Source code of charts
------------------------

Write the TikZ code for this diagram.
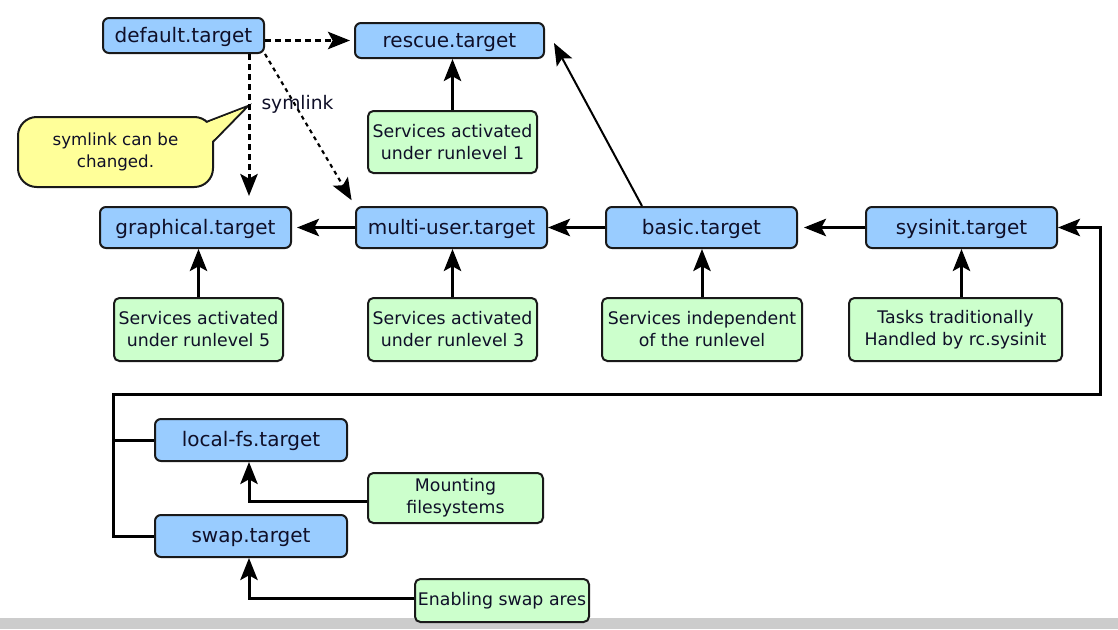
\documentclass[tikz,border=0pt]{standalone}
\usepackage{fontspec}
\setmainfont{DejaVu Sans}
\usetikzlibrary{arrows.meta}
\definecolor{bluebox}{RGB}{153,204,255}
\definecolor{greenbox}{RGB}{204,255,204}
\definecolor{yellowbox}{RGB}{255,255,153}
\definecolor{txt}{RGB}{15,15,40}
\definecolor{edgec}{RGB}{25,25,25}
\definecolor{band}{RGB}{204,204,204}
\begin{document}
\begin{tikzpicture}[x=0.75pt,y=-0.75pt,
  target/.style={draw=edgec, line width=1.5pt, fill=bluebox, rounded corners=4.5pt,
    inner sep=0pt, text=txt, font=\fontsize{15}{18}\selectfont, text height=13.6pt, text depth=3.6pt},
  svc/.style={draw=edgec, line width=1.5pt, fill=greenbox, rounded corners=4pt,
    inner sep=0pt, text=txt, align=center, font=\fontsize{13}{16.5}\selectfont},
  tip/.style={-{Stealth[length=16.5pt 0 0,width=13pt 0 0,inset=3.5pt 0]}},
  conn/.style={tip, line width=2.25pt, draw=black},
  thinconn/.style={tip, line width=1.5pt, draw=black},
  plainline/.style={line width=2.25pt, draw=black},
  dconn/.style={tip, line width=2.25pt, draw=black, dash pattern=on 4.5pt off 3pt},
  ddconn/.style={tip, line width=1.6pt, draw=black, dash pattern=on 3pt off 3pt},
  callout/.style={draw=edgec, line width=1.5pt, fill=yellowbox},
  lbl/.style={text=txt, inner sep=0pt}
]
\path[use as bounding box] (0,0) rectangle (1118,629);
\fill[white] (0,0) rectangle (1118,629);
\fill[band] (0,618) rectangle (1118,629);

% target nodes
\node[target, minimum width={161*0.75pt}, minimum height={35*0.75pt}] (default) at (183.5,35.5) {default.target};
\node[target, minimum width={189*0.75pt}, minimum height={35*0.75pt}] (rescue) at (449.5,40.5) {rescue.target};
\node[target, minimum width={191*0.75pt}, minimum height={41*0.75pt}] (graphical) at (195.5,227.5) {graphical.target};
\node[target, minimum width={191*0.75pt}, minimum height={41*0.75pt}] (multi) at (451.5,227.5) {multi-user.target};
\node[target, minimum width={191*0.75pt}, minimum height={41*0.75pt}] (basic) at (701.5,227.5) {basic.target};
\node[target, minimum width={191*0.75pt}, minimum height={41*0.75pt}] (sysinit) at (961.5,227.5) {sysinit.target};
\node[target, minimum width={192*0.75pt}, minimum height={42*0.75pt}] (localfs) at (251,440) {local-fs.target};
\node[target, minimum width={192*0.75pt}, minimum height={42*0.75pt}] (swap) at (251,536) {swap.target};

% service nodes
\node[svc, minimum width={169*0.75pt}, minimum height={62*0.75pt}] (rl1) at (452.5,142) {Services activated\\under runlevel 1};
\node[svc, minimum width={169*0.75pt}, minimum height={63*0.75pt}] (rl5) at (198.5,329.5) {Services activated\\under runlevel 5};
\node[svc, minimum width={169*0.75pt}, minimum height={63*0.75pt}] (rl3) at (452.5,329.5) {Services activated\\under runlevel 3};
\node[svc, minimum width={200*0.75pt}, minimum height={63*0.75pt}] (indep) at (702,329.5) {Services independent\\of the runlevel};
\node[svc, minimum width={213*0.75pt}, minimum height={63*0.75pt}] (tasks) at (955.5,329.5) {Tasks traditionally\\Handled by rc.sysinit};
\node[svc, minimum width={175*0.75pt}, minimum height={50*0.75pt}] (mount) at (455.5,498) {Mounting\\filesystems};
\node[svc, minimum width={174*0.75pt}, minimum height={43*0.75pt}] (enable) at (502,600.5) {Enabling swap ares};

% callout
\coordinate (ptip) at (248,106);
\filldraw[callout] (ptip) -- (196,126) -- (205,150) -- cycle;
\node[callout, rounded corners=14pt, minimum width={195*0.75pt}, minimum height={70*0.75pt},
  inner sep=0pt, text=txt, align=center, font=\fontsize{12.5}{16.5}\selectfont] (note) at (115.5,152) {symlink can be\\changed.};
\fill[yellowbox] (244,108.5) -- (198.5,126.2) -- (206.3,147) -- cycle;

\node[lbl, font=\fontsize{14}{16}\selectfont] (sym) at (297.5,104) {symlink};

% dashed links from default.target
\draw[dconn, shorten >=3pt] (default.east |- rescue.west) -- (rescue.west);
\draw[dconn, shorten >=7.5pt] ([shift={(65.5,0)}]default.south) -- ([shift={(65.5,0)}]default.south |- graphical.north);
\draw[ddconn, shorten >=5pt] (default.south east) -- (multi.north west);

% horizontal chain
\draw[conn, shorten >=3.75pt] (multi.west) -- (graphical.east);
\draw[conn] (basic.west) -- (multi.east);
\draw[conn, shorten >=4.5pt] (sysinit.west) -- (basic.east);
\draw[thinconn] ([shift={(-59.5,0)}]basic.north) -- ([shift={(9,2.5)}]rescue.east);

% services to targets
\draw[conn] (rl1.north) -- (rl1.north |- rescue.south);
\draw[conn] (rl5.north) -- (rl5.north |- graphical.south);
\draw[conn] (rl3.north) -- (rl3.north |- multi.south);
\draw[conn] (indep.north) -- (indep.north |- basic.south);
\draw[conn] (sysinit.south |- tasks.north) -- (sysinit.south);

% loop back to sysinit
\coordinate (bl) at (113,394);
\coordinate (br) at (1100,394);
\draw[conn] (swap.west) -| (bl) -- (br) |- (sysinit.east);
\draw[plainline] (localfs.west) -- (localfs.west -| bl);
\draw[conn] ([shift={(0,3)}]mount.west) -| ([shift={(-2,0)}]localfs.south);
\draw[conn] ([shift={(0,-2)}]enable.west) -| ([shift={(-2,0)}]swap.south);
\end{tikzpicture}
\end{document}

------------------------

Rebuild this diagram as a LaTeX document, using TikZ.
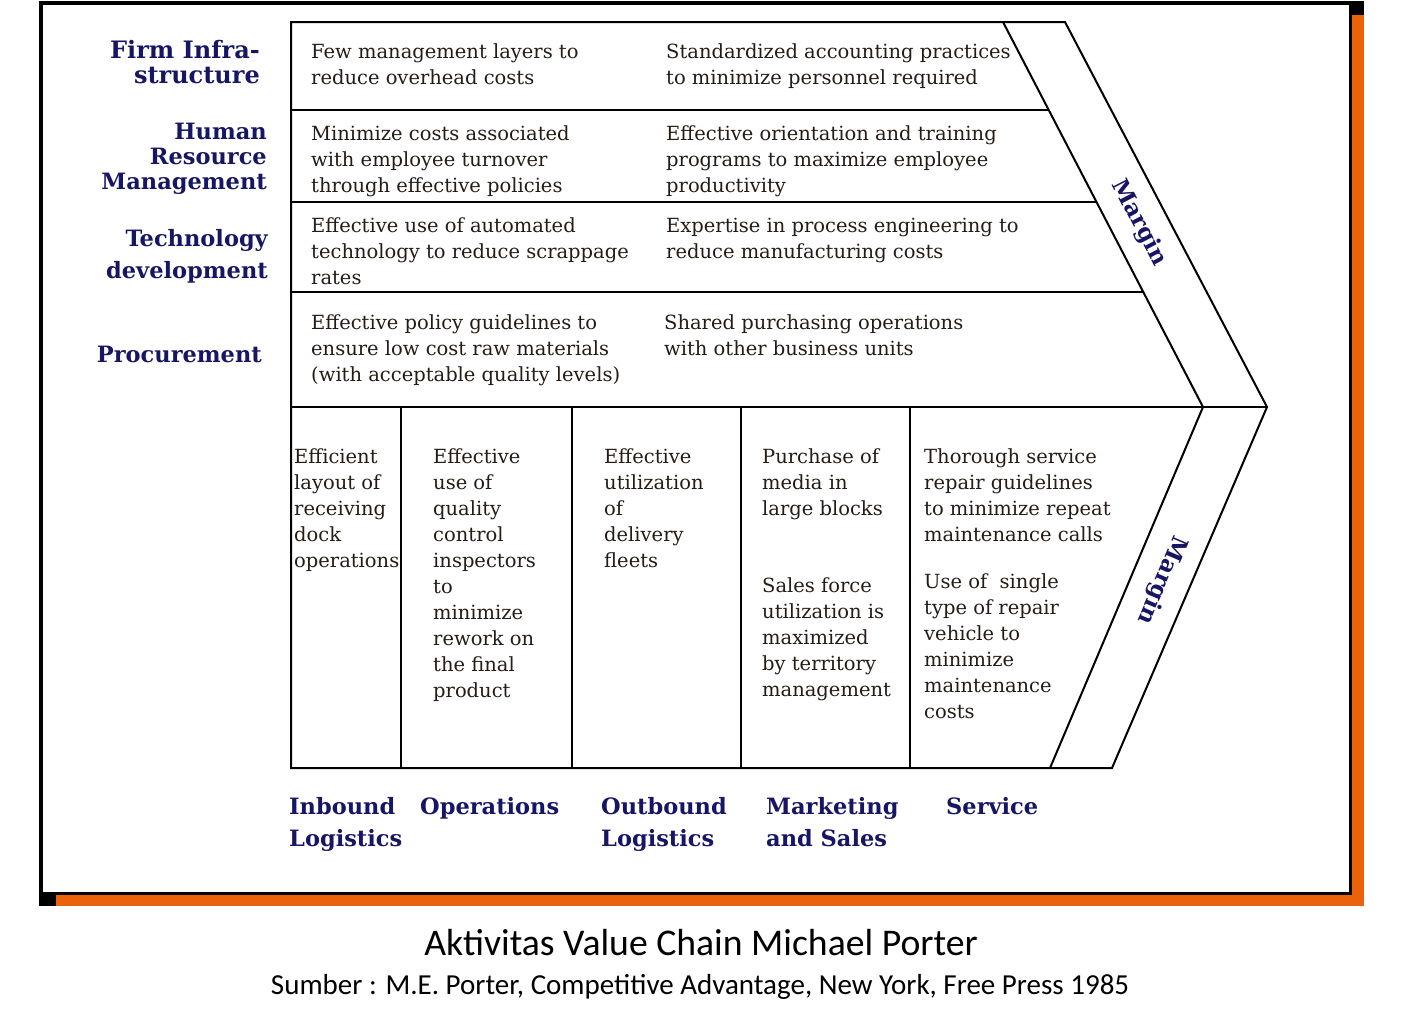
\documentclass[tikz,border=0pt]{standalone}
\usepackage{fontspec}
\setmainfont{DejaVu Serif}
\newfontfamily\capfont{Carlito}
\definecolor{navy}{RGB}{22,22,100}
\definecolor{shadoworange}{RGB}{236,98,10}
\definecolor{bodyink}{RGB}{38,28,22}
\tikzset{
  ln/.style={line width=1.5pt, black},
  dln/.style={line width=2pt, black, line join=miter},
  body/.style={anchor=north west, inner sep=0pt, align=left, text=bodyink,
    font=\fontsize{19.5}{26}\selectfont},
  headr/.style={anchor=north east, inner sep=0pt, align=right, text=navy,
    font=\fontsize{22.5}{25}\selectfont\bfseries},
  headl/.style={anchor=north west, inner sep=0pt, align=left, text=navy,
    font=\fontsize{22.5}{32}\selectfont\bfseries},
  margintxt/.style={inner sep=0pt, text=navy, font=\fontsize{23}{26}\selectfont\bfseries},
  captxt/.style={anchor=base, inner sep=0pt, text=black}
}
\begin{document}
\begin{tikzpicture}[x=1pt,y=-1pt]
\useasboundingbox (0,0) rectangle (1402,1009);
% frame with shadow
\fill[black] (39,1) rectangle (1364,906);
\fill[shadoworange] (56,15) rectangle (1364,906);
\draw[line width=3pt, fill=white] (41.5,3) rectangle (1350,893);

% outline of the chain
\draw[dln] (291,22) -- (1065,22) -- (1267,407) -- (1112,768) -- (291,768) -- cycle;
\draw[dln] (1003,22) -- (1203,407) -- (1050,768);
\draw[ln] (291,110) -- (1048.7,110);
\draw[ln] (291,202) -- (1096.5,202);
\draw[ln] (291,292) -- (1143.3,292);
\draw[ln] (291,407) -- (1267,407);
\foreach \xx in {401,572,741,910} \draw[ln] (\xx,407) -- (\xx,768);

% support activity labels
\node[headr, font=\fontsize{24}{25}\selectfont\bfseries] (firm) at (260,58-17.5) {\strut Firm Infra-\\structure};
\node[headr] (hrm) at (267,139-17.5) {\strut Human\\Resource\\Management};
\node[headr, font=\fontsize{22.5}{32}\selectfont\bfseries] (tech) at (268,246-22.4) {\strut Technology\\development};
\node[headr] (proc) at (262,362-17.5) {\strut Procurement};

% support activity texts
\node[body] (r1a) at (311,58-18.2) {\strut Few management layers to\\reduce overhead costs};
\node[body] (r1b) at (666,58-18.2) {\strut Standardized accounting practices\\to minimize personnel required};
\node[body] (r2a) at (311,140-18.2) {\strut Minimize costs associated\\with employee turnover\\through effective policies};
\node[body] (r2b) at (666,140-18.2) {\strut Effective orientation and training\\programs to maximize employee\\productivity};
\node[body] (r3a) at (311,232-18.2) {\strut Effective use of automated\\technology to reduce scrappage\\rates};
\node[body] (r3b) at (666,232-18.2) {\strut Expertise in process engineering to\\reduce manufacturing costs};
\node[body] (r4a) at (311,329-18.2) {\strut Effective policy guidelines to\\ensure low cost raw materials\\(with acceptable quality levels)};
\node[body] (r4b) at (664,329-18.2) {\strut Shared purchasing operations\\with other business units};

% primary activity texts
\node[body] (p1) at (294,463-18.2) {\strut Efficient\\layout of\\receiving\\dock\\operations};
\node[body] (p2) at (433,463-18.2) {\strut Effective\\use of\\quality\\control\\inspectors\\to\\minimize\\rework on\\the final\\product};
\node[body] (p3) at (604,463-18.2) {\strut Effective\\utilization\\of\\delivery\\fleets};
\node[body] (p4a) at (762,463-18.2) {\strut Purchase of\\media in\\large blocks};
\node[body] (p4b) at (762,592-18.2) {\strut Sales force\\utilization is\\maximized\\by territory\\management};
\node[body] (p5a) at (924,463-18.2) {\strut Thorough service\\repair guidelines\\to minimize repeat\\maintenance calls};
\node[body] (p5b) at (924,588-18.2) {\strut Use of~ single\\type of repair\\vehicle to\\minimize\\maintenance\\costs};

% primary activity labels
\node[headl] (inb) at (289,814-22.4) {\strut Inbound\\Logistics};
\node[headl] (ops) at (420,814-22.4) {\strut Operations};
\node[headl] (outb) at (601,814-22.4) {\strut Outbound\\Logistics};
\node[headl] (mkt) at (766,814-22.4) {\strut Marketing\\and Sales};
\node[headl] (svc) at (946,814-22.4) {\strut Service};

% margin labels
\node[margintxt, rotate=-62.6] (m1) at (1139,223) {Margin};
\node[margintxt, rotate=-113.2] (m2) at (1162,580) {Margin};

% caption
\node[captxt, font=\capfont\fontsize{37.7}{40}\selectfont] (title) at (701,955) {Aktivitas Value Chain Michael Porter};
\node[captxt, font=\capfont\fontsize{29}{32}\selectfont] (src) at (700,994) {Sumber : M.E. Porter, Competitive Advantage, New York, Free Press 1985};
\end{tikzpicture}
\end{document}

------------------------

Write out the lines from the one containing "Rebuild this diagram" down to the one containing "(proc) at (262,362-17.5)", both included, exactly as they appear. Leave out any pictures.

ANSWER
Rebuild this diagram as a LaTeX document, using TikZ.
\documentclass[tikz,border=0pt]{standalone}
\usepackage{fontspec}
\setmainfont{DejaVu Serif}
\newfontfamily\capfont{Carlito}
\definecolor{navy}{RGB}{22,22,100}
\definecolor{shadoworange}{RGB}{236,98,10}
\definecolor{bodyink}{RGB}{38,28,22}
\tikzset{
  ln/.style={line width=1.5pt, black},
  dln/.style={line width=2pt, black, line join=miter},
  body/.style={anchor=north west, inner sep=0pt, align=left, text=bodyink,
    font=\fontsize{19.5}{26}\selectfont},
  headr/.style={anchor=north east, inner sep=0pt, align=right, text=navy,
    font=\fontsize{22.5}{25}\selectfont\bfseries},
  headl/.style={anchor=north west, inner sep=0pt, align=left, text=navy,
    font=\fontsize{22.5}{32}\selectfont\bfseries},
  margintxt/.style={inner sep=0pt, text=navy, font=\fontsize{23}{26}\selectfont\bfseries},
  captxt/.style={anchor=base, inner sep=0pt, text=black}
}
\begin{document}
\begin{tikzpicture}[x=1pt,y=-1pt]
\useasboundingbox (0,0) rectangle (1402,1009);
% frame with shadow
\fill[black] (39,1) rectangle (1364,906);
\fill[shadoworange] (56,15) rectangle (1364,906);
\draw[line width=3pt, fill=white] (41.5,3) rectangle (1350,893);

% outline of the chain
\draw[dln] (291,22) -- (1065,22) -- (1267,407) -- (1112,768) -- (291,768) -- cycle;
\draw[dln] (1003,22) -- (1203,407) -- (1050,768);
\draw[ln] (291,110) -- (1048.7,110);
\draw[ln] (291,202) -- (1096.5,202);
\draw[ln] (291,292) -- (1143.3,292);
\draw[ln] (291,407) -- (1267,407);
\foreach \xx in {401,572,741,910} \draw[ln] (\xx,407) -- (\xx,768);

% support activity labels
\node[headr, font=\fontsize{24}{25}\selectfont\bfseries] (firm) at (260,58-17.5) {\strut Firm Infra-\\structure};
\node[headr] (hrm) at (267,139-17.5) {\strut Human\\Resource\\Management};
\node[headr, font=\fontsize{22.5}{32}\selectfont\bfseries] (tech) at (268,246-22.4) {\strut Technology\\development};
\node[headr] (proc) at (262,362-17.5) {\strut Procurement};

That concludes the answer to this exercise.